Als letztes haben wir dann noch einen Soundtrack, der hierzulande schwer erhältlich war. Zu dem französischen Film „Le Moulin De Daudet“ steuerte Klaus 1992 die Musik bei. Dieses, sein mittlerweile 37. Album, bietet - für Schulze untypisch - sehr kurze Tracks. Insgesamt finden sich 21 Stücke auf der CD, deren Spielzeit zwischen 1:08 und 6:56 Minuten liegt. Teilweise hört man auch heraus, dass die Tracks nicht ausgespielt werden, enden sie doch, bevor sie sich richtig entfaltet haben. Diese CD ist eher für den Schulze-Fan geeignet, als für diejenigen, die sich erstmalig mit seinen Werken beschäftigen wollen. Da sind die CDs „Mirage“ und „X“ besser geeignet.

Auch der Bonustrack dieser CD ist wieder eine Aufnahme, die zur Frankfurter Musikmesser erschienen ist und dort kostenlos verteilt wurde. Diese Mal stammt sie aus dem Jahr 2004 und wurde auf dem Ion-Synthesizer der Firma Alesis eingespielt. Auch diese in einer Auflage von 300 Stück erschienene PromoCD wurde bereits im Internet für mehr als 160 US-Dollar gehandelt. Jetzt ist sie für jeden Fan zu einem erschwinglichen Preis erhältlich. Dieser Bonustrack mit dem Titel „The Ion Perspective“ bietet absolut moderne technoartige Sequenzen und pulsierende Rhythmen. Der Song hätte auch gut auf die „Contemporary Works“ gepasst. Für diesen Song lohnt sich die Anschaffung des Albums allemal.

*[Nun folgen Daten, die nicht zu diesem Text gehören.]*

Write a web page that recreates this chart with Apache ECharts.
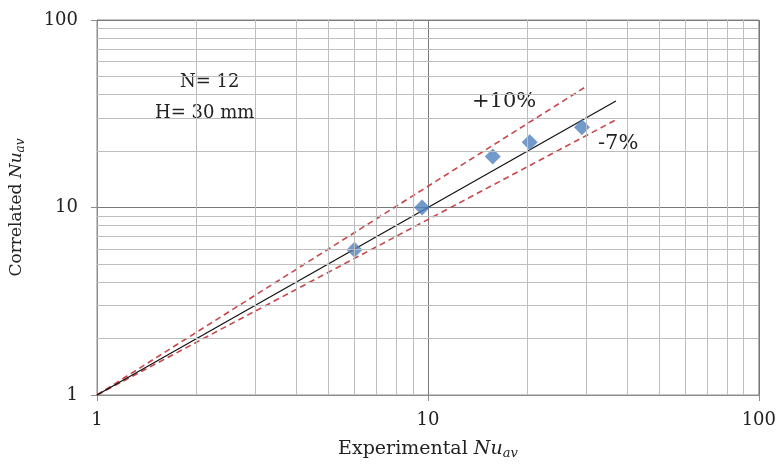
<!DOCTYPE html>
<html>
<head>
<meta charset="utf-8">
<script src="https://cdn.jsdelivr.net/npm/echarts@6/dist/echarts.min.js"></script>
<style>
  html, body { margin: 0; padding: 0; background: #fff; }
  #chart { width: 779px; height: 475px; }
</style>
</head>
<body>
<div id="chart"></div>
<script>
// experimental vs correlated Nu_av
const points = [[6.0, 5.95], [9.6, 10.0], [15.7, 18.7], [20.3, 22.3], [29.2, 26.8]]
const perfectLine = [[1, 1], [37, 37]]
const upperLine = [[1, 1], [30.2, 44.4]]
const lowerLine = [[1, 1], [37.2, 29.5]]
const minorValues = [2, 3, 4, 5, 6, 7, 8, 9, 20, 30, 40, 50, 60, 70, 80, 90]

const font = 'DejaVu Serif'
const chart = echarts.init(document.getElementById('chart'))

const makeRich = (size) => ({
  t: { fontFamily: font, fontSize: size, color: '#222' },
  n: { fontFamily: font, fontSize: size, fontStyle: 'italic', color: '#222' },
  s: { fontFamily: font, fontSize: Math.round(size * 0.68), fontStyle: 'italic', color: '#222', padding: [8, 0, 0, 0] }
})

const axisBase = {
  type: 'log',
  logBase: 10,
  min: 1,
  max: 100,
  axisLine: { show: true, lineStyle: { color: '#8c8c8c', width: 1 } },
  axisTick: { show: true, length: 6, lineStyle: { color: '#8c8c8c' } },
  axisLabel: { fontFamily: font, fontSize: 18, color: '#222' },
  splitLine: { show: true, lineStyle: { color: '#7a7a7a', width: 1 } },
  nameLocation: 'middle'
}

chart.setOption({
  animation: false,
  grid: { left: 97, right: 20, top: 20, bottom: 80, show: true, borderColor: '#8c8c8c', borderWidth: 1 },
  xAxis: {
    ...axisBase,
    name: '{t|Experimental }{n|Nu}{s|av}',
    nameGap: 44,
    nameTextStyle: { rich: makeRich(19) },
    axisLabel: { ...axisBase.axisLabel, margin: 16 }
  },
  yAxis: {
    ...axisBase,
    name: '{t|Correlated }{n|Nu}{s|av}',
    nameGap: 70,
    nameTextStyle: { rich: makeRich(17) },
    axisLabel: { ...axisBase.axisLabel, margin: 19 }
  },
  graphic: [
    { type: 'text', left: 180, top: 73, style: { text: 'N= 12', font: '18px "DejaVu Serif"', fill: '#222' } },
    { type: 'text', left: 155, top: 104, style: { text: 'H= 30 mm', font: '18px "DejaVu Serif"', fill: '#222' } },
    { type: 'text', left: 472, top: 91, style: { text: '+10%', font: '21px "DejaVu Serif"', fill: '#222' } },
    { type: 'text', left: 598, top: 133, style: { text: '-7%', font: '21px "DejaVu Serif"', fill: '#222' } }
  ],
  series: [
    {
      type: 'line',
      data: [],
      z: 1,
      markLine: {
        silent: true,
        symbol: 'none',
        label: { show: false },
        animation: false,
        lineStyle: { color: '#bdbdbd', type: 'solid', width: 1 },
        data: minorValues.map((v) => ({ xAxis: v })).concat(minorValues.map((v) => ({ yAxis: v })))
      }
    },
    {
      type: 'line',
      data: upperLine,
      symbol: 'none',
      z: 3,
      lineStyle: { color: '#c8464a', width: 1.6, type: [6, 4] }
    },
    {
      type: 'line',
      data: lowerLine,
      symbol: 'none',
      z: 3,
      lineStyle: { color: '#c8464a', width: 1.6, type: [6, 4] }
    },
    {
      type: 'line',
      data: perfectLine,
      symbol: 'none',
      z: 3,
      lineStyle: { color: '#111', width: 1.2 }
    },
    {
      type: 'scatter',
      data: points,
      symbol: 'diamond',
      symbolSize: 16,
      z: 4,
      itemStyle: { color: '#4f81bd' }
    }
  ]
})
</script>
</body>
</html>
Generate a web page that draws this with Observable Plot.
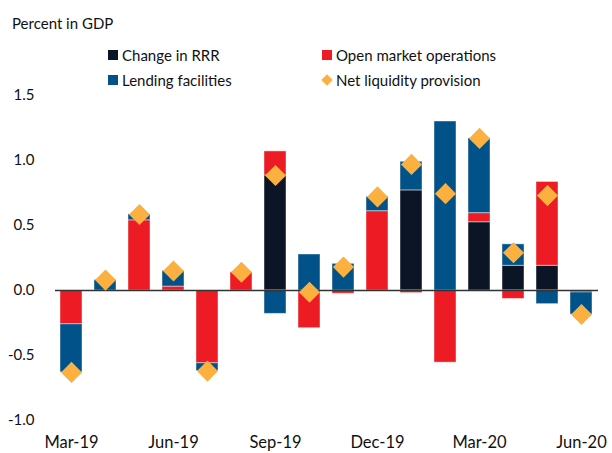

Inside Out ist es zu verdanken, dass die Werke von Klaus Schulze in neuem Glanz erscheinen. Die Aufmachung der CDs sowie der beigefügten Bonustitel, macht die Wiedererscheinungen zu einem Muss für jeden Elektronikliebhaber. Auch wird die Musik von Klaus durch diese neuen CDs neue Freunde finden, da bin ich mir absolut sicher.